Data section:
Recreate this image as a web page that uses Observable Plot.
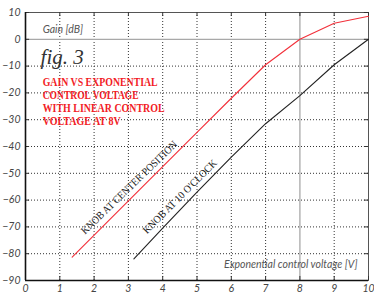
<!DOCTYPE html>
<html>
<head>
<meta charset="utf-8">
<script src="https://cdn.jsdelivr.net/npm/d3@7"></script>
<script src="https://cdn.jsdelivr.net/npm/@observablehq/plot@0.6"></script>
<style>
  html, body { margin: 0; padding: 0; background: #fff; }
</style>
</head>
<body>
<div id="chart"></div>
<script>
// ---- data ----
const xTicks = [0, 1, 2, 3, 4, 5, 6, 7, 8, 9, 10];
const yTicks = [10, 0, -10, -20, -30, -40, -50, -60, -70, -80, -90];

// Knob at center position (red)
const redX = [1.36, 3, 5, 6, 7, 8, 9, 10];
const redY = [-81.3, -60.3, -34.7, -22, -9.5, 0, 6, 8.6];

// Knob at 10 o'clock (black)
const blackX = [3.16, 4, 5, 6, 7, 8, 9, 10];
const blackY = [-81.9, -70.5, -57, -44, -31.5, -21, -9.5, 0];

const titleLines = ["GAIN VS EXPONENTIAL", "CONTROL VOLTAGE", "WITH LINEAR CONTROL", "VOLTAGE AT 8V"];
const curveLabels = ["KNOB AT CENTER POSITION", "KNOB AT 10 O'CLOCK"];
const yTitle = "Gain [dB]";
const xTitle = "Exponential control voltage [V]";
const figLabel = "fig. 3";

// ---- build tables ----
const red = redX.map((x, i) => ({x, y: redY[i]}));
const black = blackX.map((x, i) => ({x, y: blackY[i]}));
const gridXv = xTicks.filter(d => d !== 0 && d !== 8 && d !== 10);
const gridYv = yTicks.filter(d => d !== 10 && d !== 0 && d !== -90);

const serif = "'Liberation Serif', 'Times New Roman', serif";

const chart = Plot.plot({
  width: 374,
  height: 294,
  marginLeft: 25,
  marginRight: 6,
  marginTop: 12,
  marginBottom: 14,
  x: {domain: [0, 10], label: null},
  y: {domain: [-90, 10], label: null},
  style: {background: "#fff", fontFamily: "Lato, 'Open Sans', sans-serif"},
  marks: [
    Plot.gridX(gridXv, {stroke: "#333", strokeOpacity: 1, strokeDasharray: "1,2"}),
    Plot.gridY(gridYv, {stroke: "#333", strokeOpacity: 1, strokeDasharray: "1,2"}),
    Plot.ruleX([8], {stroke: "#a8a8a8", strokeWidth: 1.3}),
    Plot.ruleY([0], {stroke: "#a8a8a8", strokeWidth: 1.3}),
    Plot.frame({stroke: "#555", strokeWidth: 1}),
    // inward ticks on all sides
    Plot.ruleX(xTicks, {x: d => d, y1: 10, y2: 8.5, stroke: "#333"}),
    Plot.ruleX(xTicks, {x: d => d, y1: -90, y2: -88.5, stroke: "#333"}),
    Plot.ruleY(yTicks, {y: d => d, x1: 10, x2: 9.88, stroke: "#333"}),
    Plot.ruleY(yTicks, {y: d => d, x1: 0, x2: 0.12, stroke: "#333"}),
    Plot.ruleX([0], {stroke: "#111", strokeWidth: 1.6}),
    Plot.ruleY([-90], {stroke: "#111", strokeWidth: 1.6}),
    Plot.axisX(xTicks, {tickSize: 0, tickPadding: 4, fontStyle: "italic", fontSize: 10.5, color: "#444", label: null}),
    Plot.axisY(yTicks, {tickSize: 0, tickPadding: 5, fontStyle: "italic", fontSize: 10.5, color: "#444", label: null}),
    Plot.line(red, {x: "x", y: "y", stroke: "#f2303a", strokeWidth: 1.1}),
    Plot.line(black, {x: "x", y: "y", stroke: "#222", strokeWidth: 1.1}),
    // annotations
    Plot.text([yTitle], {x: [0.5], y: [3.6], text: d => d, fontStyle: "italic", fontSize: 10.5, fill: "#555", textAnchor: "start", lineAnchor: "middle"}),
    Plot.text([xTitle], {x: [9.68], y: [-84], text: d => d, fontStyle: "italic", fontSize: 10.5, fill: "#555", textAnchor: "end", lineAnchor: "middle"}),
    Plot.text([figLabel], {x: [0.44], y: [-6.6], text: d => d, fontFamily: serif, fontStyle: "italic", fontSize: 21, fill: "#333", textAnchor: "start", lineAnchor: "middle"}),
    Plot.text(titleLines, {x: [0.5, 0.5, 0.5, 0.5], y: [-15.8, -20.7, -25.6, -30.5], text: d => d, fontFamily: serif, fontWeight: "bold", fontSize: 12.5, fill: "#f21c26", textAnchor: "start", lineAnchor: "middle"}),
    Plot.text([curveLabels[0]], {x: [3.02], y: [-55.3], text: d => d, rotate: -44, fontFamily: serif, fontSize: 10.5, fill: "#222"}),
    Plot.text([curveLabels[1]], {x: [4.5], y: [-58.7], text: d => d, rotate: -45, fontFamily: serif, fontSize: 10.5, fill: "#222"})
  ]
});

// fit text widths to the reference
const fitWidths = new Map([
  [titleLines[0], 115], [titleLines[1], 96], [titleLines[2], 122], [titleLines[3], 78],
  [curveLabels[0], 129], [curveLabels[1], 100]
]);
d3.select(chart).selectAll("text").each(function() {
  const w = fitWidths.get(this.textContent);
  if (w) d3.select(this).attr("textLength", w).attr("lengthAdjust", "spacingAndGlyphs");
});

document.getElementById("chart").appendChild(chart);
</script>
</body>
</html>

Goal:
Reproduce every line exactly and omit all pictures.

Response for this exercise:
Recreate this image as a web page that uses Observable Plot.
<!DOCTYPE html>
<html>
<head>
<meta charset="utf-8">
<script src="https://cdn.jsdelivr.net/npm/d3@7"></script>
<script src="https://cdn.jsdelivr.net/npm/@observablehq/plot@0.6"></script>
<style>
  html, body { margin: 0; padding: 0; background: #fff; }
</style>
</head>
<body>
<div id="chart"></div>
<script>
// ---- data ----
const xTicks = [0, 1, 2, 3, 4, 5, 6, 7, 8, 9, 10];
const yTicks = [10, 0, -10, -20, -30, -40, -50, -60, -70, -80, -90];

// Knob at center position (red)
const redX = [1.36, 3, 5, 6, 7, 8, 9, 10];
const redY = [-81.3, -60.3, -34.7, -22, -9.5, 0, 6, 8.6];

// Knob at 10 o'clock (black)
const blackX = [3.16, 4, 5, 6, 7, 8, 9, 10];
const blackY = [-81.9, -70.5, -57, -44, -31.5, -21, -9.5, 0];

const titleLines = ["GAIN VS EXPONENTIAL", "CONTROL VOLTAGE", "WITH LINEAR CONTROL", "VOLTAGE AT 8V"];
const curveLabels = ["KNOB AT CENTER POSITION", "KNOB AT 10 O'CLOCK"];
const yTitle = "Gain [dB]";
const xTitle = "Exponential control voltage [V]";
const figLabel = "fig. 3";

// ---- build tables ----
const red = redX.map((x, i) => ({x, y: redY[i]}));
const black = blackX.map((x, i) => ({x, y: blackY[i]}));
const gridXv = xTicks.filter(d => d !== 0 && d !== 8 && d !== 10);
const gridYv = yTicks.filter(d => d !== 10 && d !== 0 && d !== -90);

const serif = "'Liberation Serif', 'Times New Roman', serif";

const chart = Plot.plot({
  width: 374,
  height: 294,
  marginLeft: 25,
  marginRight: 6,
  marginTop: 12,
  marginBottom: 14,
  x: {domain: [0, 10], label: null},
  y: {domain: [-90, 10], label: null},
  style: {background: "#fff", fontFamily: "Lato, 'Open Sans', sans-serif"},
  marks: [
    Plot.gridX(gridXv, {stroke: "#333", strokeOpacity: 1, strokeDasharray: "1,2"}),
    Plot.gridY(gridYv, {stroke: "#333", strokeOpacity: 1, strokeDasharray: "1,2"}),
    Plot.ruleX([8], {stroke: "#a8a8a8", strokeWidth: 1.3}),
    Plot.ruleY([0], {stroke: "#a8a8a8", strokeWidth: 1.3}),
    Plot.frame({stroke: "#555", strokeWidth: 1}),
    // inward ticks on all sides
    Plot.ruleX(xTicks, {x: d => d, y1: 10, y2: 8.5, stroke: "#333"}),
    Plot.ruleX(xTicks, {x: d => d, y1: -90, y2: -88.5, stroke: "#333"}),
    Plot.ruleY(yTicks, {y: d => d, x1: 10, x2: 9.88, stroke: "#333"}),
    Plot.ruleY(yTicks, {y: d => d, x1: 0, x2: 0.12, stroke: "#333"}),
    Plot.ruleX([0], {stroke: "#111", strokeWidth: 1.6}),
    Plot.ruleY([-90], {stroke: "#111", strokeWidth: 1.6}),
    Plot.axisX(xTicks, {tickSize: 0, tickPadding: 4, fontStyle: "italic", fontSize: 10.5, color: "#444", label: null}),
    Plot.axisY(yTicks, {tickSize: 0, tickPadding: 5, fontStyle: "italic", fontSize: 10.5, color: "#444", label: null}),
    Plot.line(red, {x: "x", y: "y", stroke: "#f2303a", strokeWidth: 1.1}),
    Plot.line(black, {x: "x", y: "y", stroke: "#222", strokeWidth: 1.1}),
    // annotations
    Plot.text([yTitle], {x: [0.5], y: [3.6], text: d => d, fontStyle: "italic", fontSize: 10.5, fill: "#555", textAnchor: "start", lineAnchor: "middle"}),
    Plot.text([xTitle], {x: [9.68], y: [-84], text: d => d, fontStyle: "italic", fontSize: 10.5, fill: "#555", textAnchor: "end", lineAnchor: "middle"}),
    Plot.text([figLabel], {x: [0.44], y: [-6.6], text: d => d, fontFamily: serif, fontStyle: "italic", fontSize: 21, fill: "#333", textAnchor: "start", lineAnchor: "middle"}),
    Plot.text(titleLines, {x: [0.5, 0.5, 0.5, 0.5], y: [-15.8, -20.7, -25.6, -30.5], text: d => d, fontFamily: serif, fontWeight: "bold", fontSize: 12.5, fill: "#f21c26", textAnchor: "start", lineAnchor: "middle"}),
    Plot.text([curveLabels[0]], {x: [3.02], y: [-55.3], text: d => d, rotate: -44, fontFamily: serif, fontSize: 10.5, fill: "#222"}),
    Plot.text([curveLabels[1]], {x: [4.5], y: [-58.7], text: d => d, rotate: -45, fontFamily: serif, fontSize: 10.5, fill: "#222"})
  ]
});

// fit text widths to the reference
const fitWidths = new Map([
  [titleLines[0], 115], [titleLines[1], 96], [titleLines[2], 122], [titleLines[3], 78],
  [curveLabels[0], 129], [curveLabels[1], 100]
]);
d3.select(chart).selectAll("text").each(function() {
  const w = fitWidths.get(this.textContent);
  if (w) d3.select(this).attr("textLength", w).attr("lengthAdjust", "spacingAndGlyphs");
});

document.getElementById("chart").appendChild(chart);
</script>
</body>
</html>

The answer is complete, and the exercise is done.